STATED TASK: Omit the pictures and print exactly the lines of the listing below, starting at the first and ending at the line containing "200, 220, 240];".

=== GIVEN INFORMATION ===

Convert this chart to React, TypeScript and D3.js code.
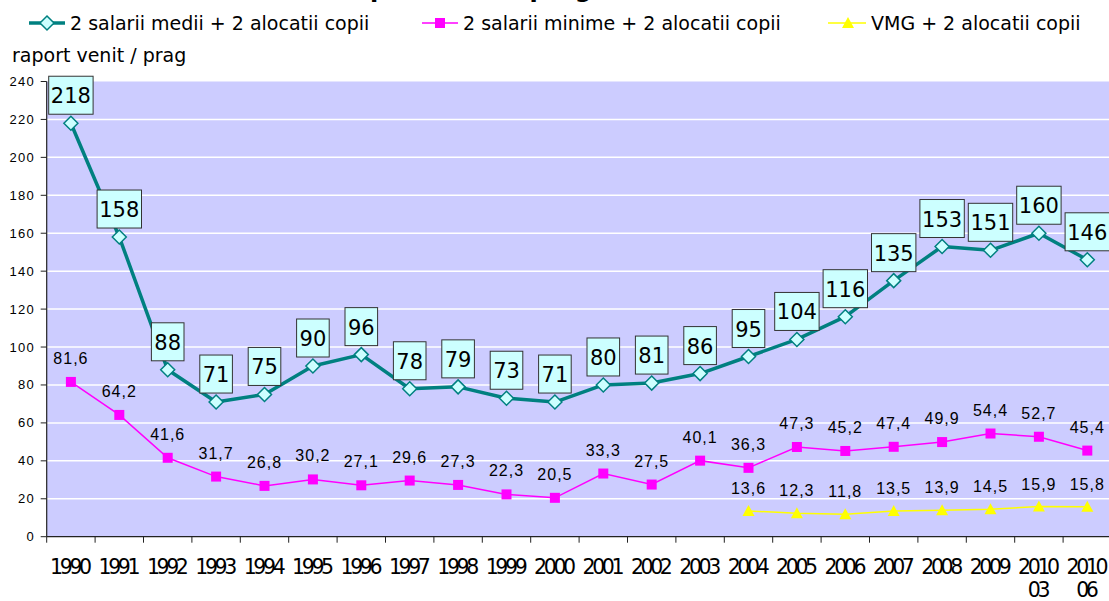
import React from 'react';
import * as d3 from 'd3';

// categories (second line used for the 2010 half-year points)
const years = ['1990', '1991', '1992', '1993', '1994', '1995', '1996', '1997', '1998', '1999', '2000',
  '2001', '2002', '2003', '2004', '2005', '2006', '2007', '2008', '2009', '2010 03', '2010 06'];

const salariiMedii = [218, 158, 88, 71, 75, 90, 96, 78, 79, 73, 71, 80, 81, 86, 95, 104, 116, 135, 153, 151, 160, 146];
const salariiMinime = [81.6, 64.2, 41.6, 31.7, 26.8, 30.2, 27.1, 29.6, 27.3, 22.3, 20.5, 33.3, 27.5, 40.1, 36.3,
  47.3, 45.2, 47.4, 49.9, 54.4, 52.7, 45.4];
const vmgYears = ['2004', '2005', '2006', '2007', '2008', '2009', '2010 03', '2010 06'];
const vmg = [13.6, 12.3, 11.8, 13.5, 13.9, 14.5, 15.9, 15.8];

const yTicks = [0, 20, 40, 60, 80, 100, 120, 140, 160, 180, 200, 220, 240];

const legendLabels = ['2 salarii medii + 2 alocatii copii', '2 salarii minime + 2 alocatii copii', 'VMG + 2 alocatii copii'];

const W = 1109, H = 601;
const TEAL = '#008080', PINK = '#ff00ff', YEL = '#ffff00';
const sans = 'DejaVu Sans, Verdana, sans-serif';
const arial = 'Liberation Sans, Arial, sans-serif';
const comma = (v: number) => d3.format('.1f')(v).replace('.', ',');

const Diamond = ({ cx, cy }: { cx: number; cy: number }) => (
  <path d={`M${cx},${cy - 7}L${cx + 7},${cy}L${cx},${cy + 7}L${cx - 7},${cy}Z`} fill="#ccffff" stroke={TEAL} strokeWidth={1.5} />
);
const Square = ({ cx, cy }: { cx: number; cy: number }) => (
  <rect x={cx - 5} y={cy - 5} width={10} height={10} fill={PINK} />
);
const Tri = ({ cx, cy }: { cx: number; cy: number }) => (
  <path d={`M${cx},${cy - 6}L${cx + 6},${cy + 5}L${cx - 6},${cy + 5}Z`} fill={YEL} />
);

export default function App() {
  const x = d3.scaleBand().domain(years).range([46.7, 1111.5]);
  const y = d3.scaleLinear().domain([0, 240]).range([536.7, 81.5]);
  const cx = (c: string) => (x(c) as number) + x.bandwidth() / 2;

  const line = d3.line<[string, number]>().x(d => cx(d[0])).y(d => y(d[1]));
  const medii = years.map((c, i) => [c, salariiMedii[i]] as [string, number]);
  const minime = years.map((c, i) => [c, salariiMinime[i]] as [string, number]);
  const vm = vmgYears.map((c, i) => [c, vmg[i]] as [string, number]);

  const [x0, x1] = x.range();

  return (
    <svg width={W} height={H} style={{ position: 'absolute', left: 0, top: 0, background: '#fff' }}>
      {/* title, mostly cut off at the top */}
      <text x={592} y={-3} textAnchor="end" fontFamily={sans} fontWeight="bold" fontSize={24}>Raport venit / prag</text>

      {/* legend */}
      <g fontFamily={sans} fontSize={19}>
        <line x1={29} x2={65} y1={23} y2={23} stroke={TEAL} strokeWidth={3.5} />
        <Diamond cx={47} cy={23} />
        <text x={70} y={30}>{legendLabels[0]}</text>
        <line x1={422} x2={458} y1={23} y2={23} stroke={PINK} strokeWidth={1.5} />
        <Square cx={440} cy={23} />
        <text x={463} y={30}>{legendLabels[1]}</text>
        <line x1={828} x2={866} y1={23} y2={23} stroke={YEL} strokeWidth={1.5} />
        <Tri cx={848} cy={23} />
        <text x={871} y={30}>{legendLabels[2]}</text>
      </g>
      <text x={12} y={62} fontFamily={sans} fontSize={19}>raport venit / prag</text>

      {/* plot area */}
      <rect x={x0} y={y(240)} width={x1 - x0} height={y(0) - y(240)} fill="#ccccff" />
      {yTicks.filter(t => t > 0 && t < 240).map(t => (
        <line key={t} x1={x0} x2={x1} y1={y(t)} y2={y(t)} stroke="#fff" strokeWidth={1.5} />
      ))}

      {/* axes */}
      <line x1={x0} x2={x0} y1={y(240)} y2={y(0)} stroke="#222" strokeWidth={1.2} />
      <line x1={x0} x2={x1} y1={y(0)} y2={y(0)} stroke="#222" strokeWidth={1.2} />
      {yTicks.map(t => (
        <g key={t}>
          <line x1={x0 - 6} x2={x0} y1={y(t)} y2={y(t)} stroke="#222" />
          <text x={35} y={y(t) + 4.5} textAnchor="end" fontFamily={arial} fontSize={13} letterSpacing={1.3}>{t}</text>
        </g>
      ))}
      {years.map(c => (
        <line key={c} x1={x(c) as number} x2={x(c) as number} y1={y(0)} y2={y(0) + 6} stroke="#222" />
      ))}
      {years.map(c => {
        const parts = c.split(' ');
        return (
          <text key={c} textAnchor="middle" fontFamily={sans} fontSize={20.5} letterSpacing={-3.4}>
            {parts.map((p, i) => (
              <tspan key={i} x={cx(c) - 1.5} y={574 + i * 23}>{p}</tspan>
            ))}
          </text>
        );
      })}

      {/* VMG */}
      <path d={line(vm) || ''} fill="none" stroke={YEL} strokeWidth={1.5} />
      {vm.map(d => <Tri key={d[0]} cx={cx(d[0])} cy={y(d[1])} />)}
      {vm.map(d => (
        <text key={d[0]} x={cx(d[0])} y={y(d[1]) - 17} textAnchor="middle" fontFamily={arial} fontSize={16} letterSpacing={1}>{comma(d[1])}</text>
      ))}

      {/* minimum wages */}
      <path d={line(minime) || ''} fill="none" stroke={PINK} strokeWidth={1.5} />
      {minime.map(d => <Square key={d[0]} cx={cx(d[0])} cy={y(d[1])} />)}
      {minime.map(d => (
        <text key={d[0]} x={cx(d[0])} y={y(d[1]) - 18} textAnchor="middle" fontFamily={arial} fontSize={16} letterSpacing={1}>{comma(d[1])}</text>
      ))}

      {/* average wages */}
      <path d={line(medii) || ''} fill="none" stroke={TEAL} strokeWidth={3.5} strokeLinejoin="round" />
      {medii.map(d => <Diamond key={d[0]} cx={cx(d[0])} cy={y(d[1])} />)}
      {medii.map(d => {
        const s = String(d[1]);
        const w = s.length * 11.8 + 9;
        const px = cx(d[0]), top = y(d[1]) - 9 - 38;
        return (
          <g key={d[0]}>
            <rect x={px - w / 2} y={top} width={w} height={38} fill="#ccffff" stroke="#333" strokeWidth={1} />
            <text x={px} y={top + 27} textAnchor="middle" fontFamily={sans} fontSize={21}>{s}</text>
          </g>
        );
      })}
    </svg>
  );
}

===

RESPONSE:
Convert this chart to React, TypeScript and D3.js code.
import React from 'react';
import * as d3 from 'd3';

// categories (second line used for the 2010 half-year points)
const years = ['1990', '1991', '1992', '1993', '1994', '1995', '1996', '1997', '1998', '1999', '2000',
  '2001', '2002', '2003', '2004', '2005', '2006', '2007', '2008', '2009', '2010 03', '2010 06'];

const salariiMedii = [218, 158, 88, 71, 75, 90, 96, 78, 79, 73, 71, 80, 81, 86, 95, 104, 116, 135, 153, 151, 160, 146];
const salariiMinime = [81.6, 64.2, 41.6, 31.7, 26.8, 30.2, 27.1, 29.6, 27.3, 22.3, 20.5, 33.3, 27.5, 40.1, 36.3,
  47.3, 45.2, 47.4, 49.9, 54.4, 52.7, 45.4];
const vmgYears = ['2004', '2005', '2006', '2007', '2008', '2009', '2010 03', '2010 06'];
const vmg = [13.6, 12.3, 11.8, 13.5, 13.9, 14.5, 15.9, 15.8];

const yTicks = [0, 20, 40, 60, 80, 100, 120, 140, 160, 180, 200, 220, 240];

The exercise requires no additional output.